» **Task brief**: All of the material below is to be restated word for word, apart from the pictures.

Begin

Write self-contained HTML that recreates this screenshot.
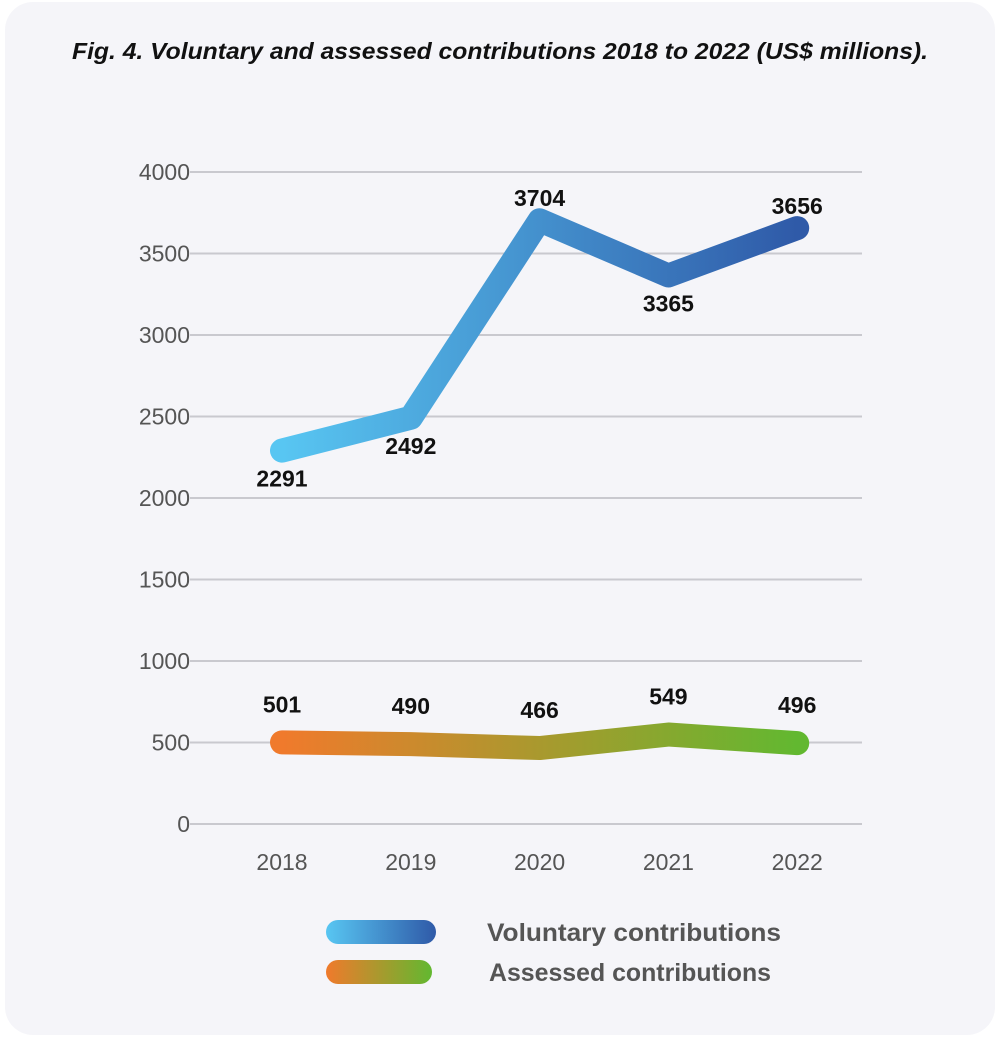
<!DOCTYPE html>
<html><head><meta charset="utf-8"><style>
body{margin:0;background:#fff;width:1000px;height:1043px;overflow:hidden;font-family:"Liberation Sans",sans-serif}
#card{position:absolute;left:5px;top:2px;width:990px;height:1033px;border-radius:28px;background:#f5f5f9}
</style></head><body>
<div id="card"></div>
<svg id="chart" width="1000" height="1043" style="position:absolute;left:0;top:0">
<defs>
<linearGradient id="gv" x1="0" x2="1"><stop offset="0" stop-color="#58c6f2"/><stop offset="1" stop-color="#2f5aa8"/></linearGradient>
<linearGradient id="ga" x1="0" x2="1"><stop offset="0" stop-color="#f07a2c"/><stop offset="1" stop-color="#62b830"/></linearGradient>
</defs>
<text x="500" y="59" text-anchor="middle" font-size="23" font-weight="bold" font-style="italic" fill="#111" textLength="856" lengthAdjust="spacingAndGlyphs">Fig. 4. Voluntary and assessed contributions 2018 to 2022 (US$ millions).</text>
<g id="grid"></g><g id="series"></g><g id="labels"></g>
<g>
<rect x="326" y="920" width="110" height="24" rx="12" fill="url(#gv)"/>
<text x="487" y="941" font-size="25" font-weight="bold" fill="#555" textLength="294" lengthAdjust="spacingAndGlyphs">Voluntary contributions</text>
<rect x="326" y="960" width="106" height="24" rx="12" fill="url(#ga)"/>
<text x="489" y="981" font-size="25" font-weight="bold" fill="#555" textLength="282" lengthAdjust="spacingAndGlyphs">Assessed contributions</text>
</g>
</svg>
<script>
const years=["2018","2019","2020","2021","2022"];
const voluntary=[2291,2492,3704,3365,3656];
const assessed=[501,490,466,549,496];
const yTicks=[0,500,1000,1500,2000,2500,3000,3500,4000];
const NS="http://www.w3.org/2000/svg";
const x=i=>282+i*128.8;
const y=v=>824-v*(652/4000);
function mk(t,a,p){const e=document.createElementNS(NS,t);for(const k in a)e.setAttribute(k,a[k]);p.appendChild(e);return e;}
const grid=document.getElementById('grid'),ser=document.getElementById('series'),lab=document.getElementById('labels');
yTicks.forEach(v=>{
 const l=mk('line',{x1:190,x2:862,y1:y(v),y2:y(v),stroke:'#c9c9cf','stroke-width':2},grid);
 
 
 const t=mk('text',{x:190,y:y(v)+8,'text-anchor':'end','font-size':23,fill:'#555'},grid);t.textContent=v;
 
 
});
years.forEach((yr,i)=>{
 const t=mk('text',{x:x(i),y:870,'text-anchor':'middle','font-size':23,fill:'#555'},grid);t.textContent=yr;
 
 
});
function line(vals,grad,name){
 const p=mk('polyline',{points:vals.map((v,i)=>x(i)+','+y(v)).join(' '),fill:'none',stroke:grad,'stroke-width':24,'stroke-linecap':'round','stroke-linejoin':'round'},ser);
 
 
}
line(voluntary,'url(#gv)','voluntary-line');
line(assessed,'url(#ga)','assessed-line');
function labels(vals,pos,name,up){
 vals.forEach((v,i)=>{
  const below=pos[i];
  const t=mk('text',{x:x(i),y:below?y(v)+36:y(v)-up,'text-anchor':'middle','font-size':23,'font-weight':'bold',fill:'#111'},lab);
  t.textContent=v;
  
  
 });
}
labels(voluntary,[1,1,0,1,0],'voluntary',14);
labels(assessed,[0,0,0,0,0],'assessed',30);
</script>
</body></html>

End

» **Answer to this exercise**:
Write self-contained HTML that recreates this screenshot.
<!DOCTYPE html>
<html><head><meta charset="utf-8"><style>
body{margin:0;background:#fff;width:1000px;height:1043px;overflow:hidden;font-family:"Liberation Sans",sans-serif}
#card{position:absolute;left:5px;top:2px;width:990px;height:1033px;border-radius:28px;background:#f5f5f9}
</style></head><body>
<div id="card"></div>
<svg id="chart" width="1000" height="1043" style="position:absolute;left:0;top:0">
<defs>
<linearGradient id="gv" x1="0" x2="1"><stop offset="0" stop-color="#58c6f2"/><stop offset="1" stop-color="#2f5aa8"/></linearGradient>
<linearGradient id="ga" x1="0" x2="1"><stop offset="0" stop-color="#f07a2c"/><stop offset="1" stop-color="#62b830"/></linearGradient>
</defs>
<text x="500" y="59" text-anchor="middle" font-size="23" font-weight="bold" font-style="italic" fill="#111" textLength="856" lengthAdjust="spacingAndGlyphs">Fig. 4. Voluntary and assessed contributions 2018 to 2022 (US$ millions).</text>
<g id="grid"></g><g id="series"></g><g id="labels"></g>
<g>
<rect x="326" y="920" width="110" height="24" rx="12" fill="url(#gv)"/>
<text x="487" y="941" font-size="25" font-weight="bold" fill="#555" textLength="294" lengthAdjust="spacingAndGlyphs">Voluntary contributions</text>
<rect x="326" y="960" width="106" height="24" rx="12" fill="url(#ga)"/>
<text x="489" y="981" font-size="25" font-weight="bold" fill="#555" textLength="282" lengthAdjust="spacingAndGlyphs">Assessed contributions</text>
</g>
</svg>
<script>
const years=["2018","2019","2020","2021","2022"];
const voluntary=[2291,2492,3704,3365,3656];
const assessed=[501,490,466,549,496];
const yTicks=[0,500,1000,1500,2000,2500,3000,3500,4000];
const NS="http://www.w3.org/2000/svg";
const x=i=>282+i*128.8;
const y=v=>824-v*(652/4000);
function mk(t,a,p){const e=document.createElementNS(NS,t);for(const k in a)e.setAttribute(k,a[k]);p.appendChild(e);return e;}
const grid=document.getElementById('grid'),ser=document.getElementById('series'),lab=document.getElementById('labels');
yTicks.forEach(v=>{
 const l=mk('line',{x1:190,x2:862,y1:y(v),y2:y(v),stroke:'#c9c9cf','stroke-width':2},grid);
 
 
 const t=mk('text',{x:190,y:y(v)+8,'text-anchor':'end','font-size':23,fill:'#555'},grid);t.textContent=v;
 
 
});
years.forEach((yr,i)=>{
 const t=mk('text',{x:x(i),y:870,'text-anchor':'middle','font-size':23,fill:'#555'},grid);t.textContent=yr;
 
 
});
function line(vals,grad,name){
 const p=mk('polyline',{points:vals.map((v,i)=>x(i)+','+y(v)).join(' '),fill:'none',stroke:grad,'stroke-width':24,'stroke-linecap':'round','stroke-linejoin':'round'},ser);
 
 
}
line(voluntary,'url(#gv)','voluntary-line');
line(assessed,'url(#ga)','assessed-line');
function labels(vals,pos,name,up){
 vals.forEach((v,i)=>{
  const below=pos[i];
  const t=mk('text',{x:x(i),y:below?y(v)+36:y(v)-up,'text-anchor':'middle','font-size':23,'font-weight':'bold',fill:'#111'},lab);
  t.textContent=v;
  
  
 });
}
labels(voluntary,[1,1,0,1,0],'voluntary',14);
labels(assessed,[0,0,0,0,0],'assessed',30);
</script>
</body></html>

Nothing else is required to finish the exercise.